Portis projects to be a steady rebounding presence, something Patterson has never achieved. And that’s where another comparison comes to mind. Much like Terrence Ross, there seems to be a disconnect when attempting to expand his game. We’ve seen Patterson crash the boards when needed, and fight like hell for a second chance put-back. But again, much like Ross, he seems content with just fitting into what the scheme asks of him instead of going above and beyond the call of duty.
That’s also what makes his current struggles so frustrating, as the fear of missing out on a player like Portis could have totally been put to rest by now if PP would realize his natural skill set. He’s even equipped with the athleticism to check the opposing stretch-four on defense.
Patterson’s woes would be even more magnified if the Portis storyline hadn’t lost its initial steam. Being buried on the Bulls’ bench has transformed the 22nd overall pick into an early season afterthought. But let’s not be fooled by Fred Hoiberg’s inability to incorporate his touted rookie. Portis has plenty of NBA enthusiasts waiting with anticipation.
He still has to prove he’ll be worth the wait, but from a distance, there isn’t any glaring negatives to his game. And when you combine the natural fit he would have been for the Raps’ rotation, the questions of his non-selection are sure to heat up once again.
Post moves: check. Feistiness on the glass: check. The ability to stretch the floor: check. Enormous upside: CHECK.

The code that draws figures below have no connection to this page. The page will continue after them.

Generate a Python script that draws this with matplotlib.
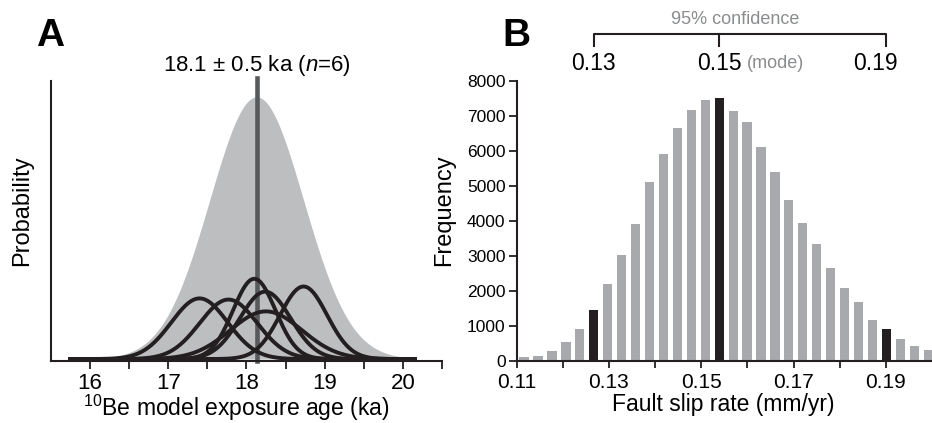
import numpy as np
import matplotlib
matplotlib.use("Agg")
import matplotlib.pyplot as plt
from matplotlib.ticker import FixedLocator

plt.rcParams["font.family"] = ["Liberation Sans", "DejaVu Sans"]
plt.rcParams["mathtext.fontset"] = "custom"
plt.rcParams["mathtext.rm"] = "Liberation Sans"
plt.rcParams["mathtext.it"] = "Liberation Sans:italic"

# Panel A: individual 10Be model ages (ka) and 1-sigma errors
ages = [17.40, 17.77, 18.10, 18.24, 18.73, 18.25]
age_errs = [0.36, 0.367, 0.272, 0.324, 0.301, 0.458]
mean_age = 18.13
summed_sigma = 0.6      # spread of the grey summed curve
summed_peak = 4.79      # its height, in the same probability units
n_samples = 6

# Panel B: Monte Carlo slip-rate histogram
slip_counts = [100, 130, 280, 530, 900, 1450, 2190, 3020, 3910, 5110,
               5910, 6660, 7170, 7460, 7510, 7140, 6830, 6110, 5400, 4600,
               3940, 3340, 2650, 2080, 1680, 1160, 905, 620, 420, 305]
slip_centers = 0.1116 + 0.00302 * np.arange(len(slip_counts))
highlight = [5, 14, 26]          # lower 95%, mode, upper 95%
ci_labels = ["0.13", "0.15", "0.19"]

DARK = "#231f20"


def gauss(x, mu, s):
    return np.exp(-0.5 * ((x - mu) / s) ** 2) / (s * np.sqrt(2 * np.pi))


fig = plt.figure(figsize=(9.32, 4.23), dpi=100)

# ---- panel A ----
axA = fig.add_axes([0.0547, 0.1466, 0.4195, 0.6619])
x = np.linspace(15.75, 20.15, 800)
summed = summed_peak * np.exp(-0.5 * ((x - mean_age) / summed_sigma) ** 2)
axA.fill_between(x, 0, summed, color="#bcbec0", lw=0, zorder=1)
axA.plot([mean_age, mean_age], [0, 1.012], transform=axA.get_xaxis_transform(),
         color="#58595b", lw=3.3, clip_on=False, zorder=2)
for a, e in zip(ages, age_errs):
    axA.plot(x, gauss(x, a, e), color=DARK, lw=2.8, zorder=3)

top = summed_peak * 280 / 264
axA.set_ylim(-0.007 * top, top)
axA.set_xlim(15.5, 20.5)
axA.set_yticks([])
for s in ["top", "right"]:
    axA.spines[s].set_visible(False)
for s in ["left", "bottom"]:
    axA.spines[s].set_linewidth(1.5)
    axA.spines[s].set_color(DARK)
axA.xaxis.set_major_locator(FixedLocator([16, 17, 18, 19, 20]))
axA.xaxis.set_minor_locator(FixedLocator([16.5, 17.5, 18.5, 19.5, 20.5]))
axA.tick_params(axis="x", which="both", direction="out", length=6, width=1.3,
                color=DARK, labelsize=16, pad=3)
axA.set_ylabel("Probability", fontsize=17)
axA.yaxis.set_label_coords(-0.046, 0.536)
axA.set_xlabel(r"$^{10}$Be model exposure age (ka)", fontsize=16.5)
axA.xaxis.label.set_va("baseline")
axA.xaxis.set_label_coords(0.474, -0.196)
axA.text(mean_age, 1.057, r"18.1 ± 0.5 ka ($\mathit{n}$=%d)" % n_samples,
         transform=axA.get_xaxis_transform(), ha="center", va="center", fontsize=16)

# ---- panel B ----
axB = fig.add_axes([0.5544, 0.1466, 0.4456, 0.6619])
colors = [DARK if i in highlight else "#a7a9ac" for i in range(len(slip_counts))]
axB.bar(slip_centers, slip_counts, width=0.002, color=colors, lw=0)
axB.set_xlim(0.11, 0.2)
axB.set_ylim(0, 8000)
for s in ["top", "right"]:
    axB.spines[s].set_visible(False)
for s in ["left", "bottom"]:
    axB.spines[s].set_linewidth(1.5)
    axB.spines[s].set_color(DARK)
axB.xaxis.set_major_locator(FixedLocator([0.11, 0.13, 0.15, 0.17, 0.19]))
axB.xaxis.set_minor_locator(FixedLocator([0.12, 0.14, 0.16, 0.18]))
axB.set_xticklabels(["0.11", "0.13", "0.15", "0.17", "0.19"])
axB.set_yticks(range(0, 8001, 1000))
axB.tick_params(axis="x", which="both", direction="out", length=5, width=1.3,
                color=DARK, labelsize=15, pad=4)
axB.tick_params(axis="y", direction="out", length=6, width=1.3, color=DARK,
                labelsize=12.5, pad=2)
axB.set_ylabel("Frequency", fontsize=17)
axB.yaxis.set_label_coords(-0.149, 0.539)
axB.set_xlabel("Fault slip rate (mm/yr)", fontsize=16.5)
axB.xaxis.label.set_va("baseline")
axB.xaxis.set_label_coords(0.497, -0.18)

# 95% confidence bracket
tr = axB.get_xaxis_transform()
xs = [slip_centers[i] for i in highlight]
axB.plot([xs[0], xs[0], xs[2], xs[2]], [1.125, 1.168, 1.168, 1.125],
         transform=tr, color=DARK, lw=1.5, clip_on=False)
axB.plot([xs[1], xs[1]], [1.168, 1.125], transform=tr, color=DARK, lw=1.5,
         clip_on=False)
axB.text((xs[0] + xs[2]) / 2 - 0.001, 1.221, "95% confidence", transform=tr,
         ha="center", va="center", fontsize=13, color="#8a8c8e")
axB.text(xs[0], 1.064, ci_labels[0], transform=tr, ha="center", va="center",
         fontsize=16.5)
axB.text(xs[1], 1.064, ci_labels[1], transform=tr, ha="center", va="center",
         fontsize=16.5)
axB.annotate("(mode)", xy=(xs[1], 1.064), xycoords=tr, xytext=(20, 0),
             textcoords="offset points", ha="left", va="center", fontsize=13,
             color="#8a8c8e")
axB.annotate(ci_labels[2], xy=(xs[2], 1.064), xycoords=tr, xytext=(-8, 0),
             textcoords="offset points", ha="center", va="center", fontsize=16.5)

fig.text(0.0536, 0.916, "A", fontsize=28, fontweight="bold", ha="center", va="center")
fig.text(0.5536, 0.914, "B", fontsize=28, fontweight="bold", ha="center", va="center")

fig.savefig("out.png", dpi=100)
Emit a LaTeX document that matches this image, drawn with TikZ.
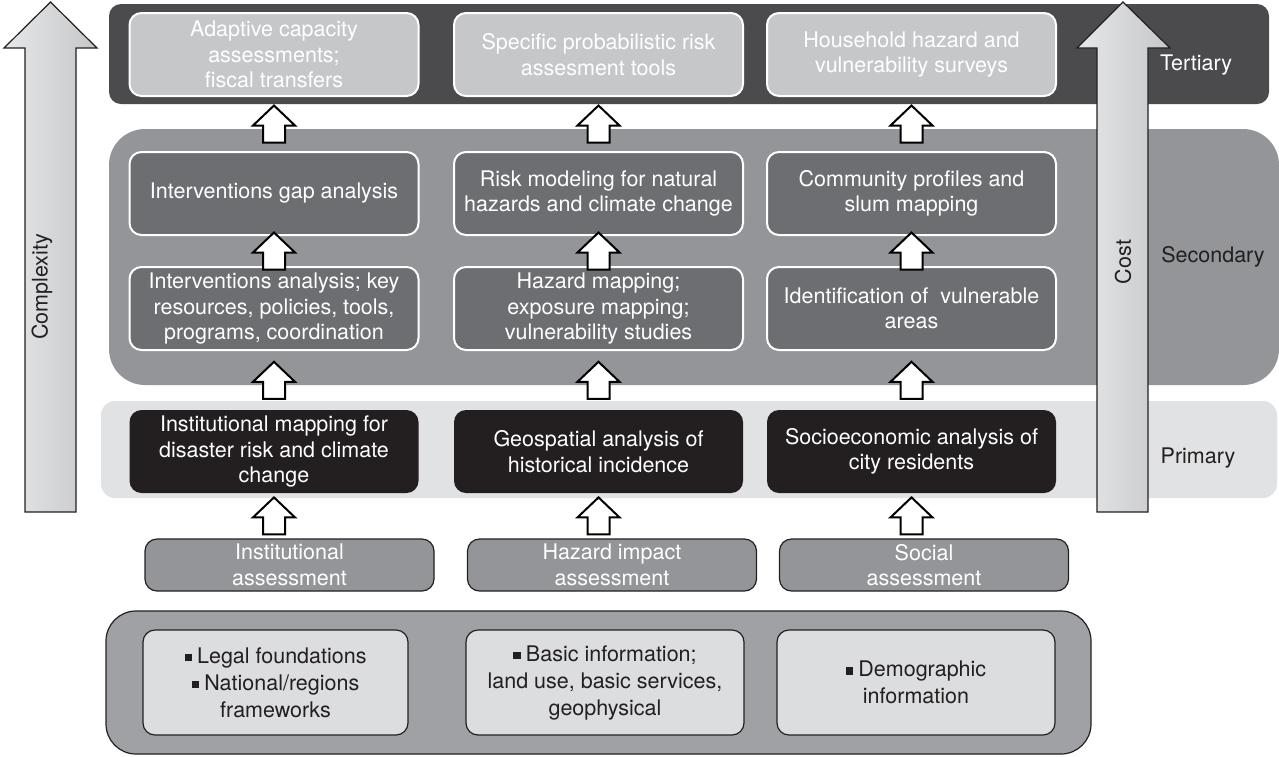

The ultimate fear is that another Ross over Drummond scenario plays out. Not so much for the difference in talent as Wright checks the upside box in his own right, but because of where that difference would have been utilized.
Round 2 Scorecard
In case you missed it, Portis took Round 1. His powerful preseason combined with Wright’s lack of opportunity in the same timeframe tipped the scales by default. As we now stand, Wright has since caught up with the Bulls not opting to give Portis any D-League playing time.
I believe in Ujiri’s long-term vision the same way I did two months ago, so I still back the pick. But as time passes, unanswered questions will only loom larger.